Transport (Agnes K. and John B. Thubron, UK, 1933)
This wife-and-husband production offers views of transport around the world, from South Africa to India and back to England. It offers a particular worldview of the different countries and peoples Britain had colonised but, nevertheless, manages to capture significant national differences in the availability and issues of mass and individualised transportation. This was the Thubron’s second IAC award-winning film, having previously won for Her Second Birthday (1932).
For more information. Watch the film.
Memmortigo? (Delmir de Caralt, Spain, 1933)
This experimental film exploring pessimism and optimism was the product of Delmir De Caralt, a leading avant-garde filmmaker and thinker who introduced amateur film to Spain in the 1920s and founded the Delmir De Caralt Film Library (now part of the Filmoteca de Catalunya Cinema Library). As well as winning an IAC Award, the film also received an Honourable Mention at the 1934 American Cinematographer Amateur Movie Makers Contest.
For more information. Watch the film.
Ein Zommer Geht Zu Ende [Last Days of Summer] (Hans Figura, Austria, 1933)
Professor Hans Figura was a Vienna-based filmmaker and member of that city’s Klub der Kino-Amateure organisation. This gentle documentary follows two children as they play in and around the landscape of the Danube before, reluctantly, returning to school.
Sister (Kichinosuke Takeuchi, Japan, 1933)

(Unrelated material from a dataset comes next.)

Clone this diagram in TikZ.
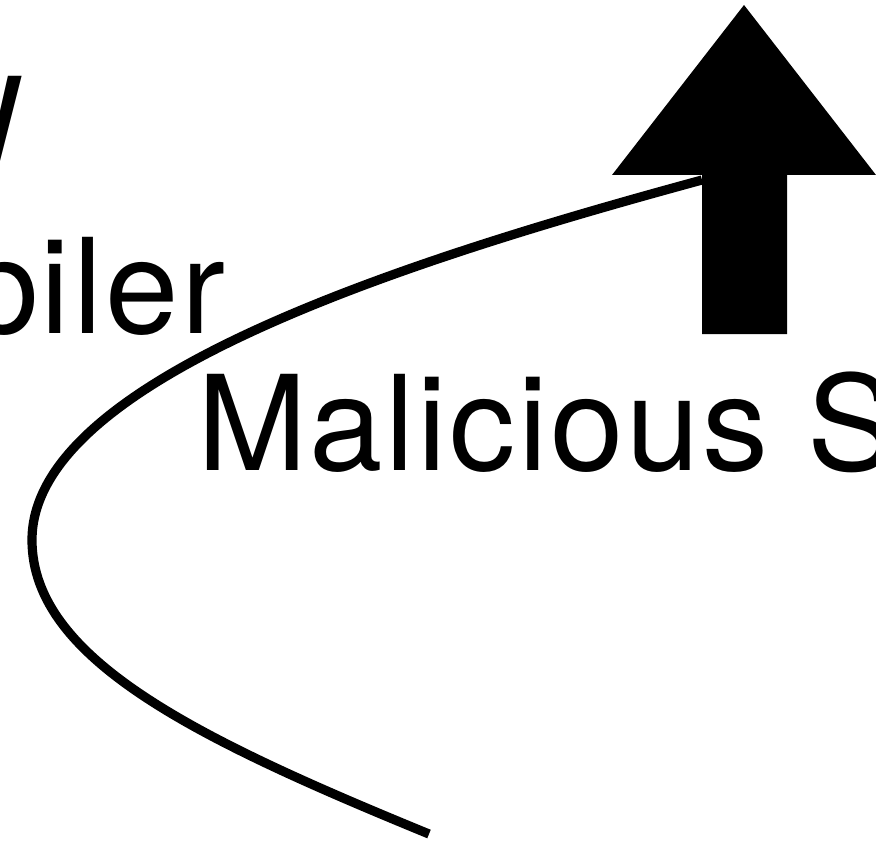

Kichinosuke Takeuchi was an active amateur filmmaker in the Kansai region, contributing articles and screenplays to local amateur publications such as Bebī kinema (Baby cinema) and Patē kinema (Pathé cinema). Owner of a kimono store in Kyoto, Tackeuchi also served on the boards of Kodak Nippon 8 miri Kyōkai (Japan 8mm Film Association) and Nippon 8 miri Eiga Renmei (Japan 8mm Film League). Sister is a drama focused on a sister’s love for her brother and was submitted to the Institute of Amateur Cinematographer’s 1933 competition.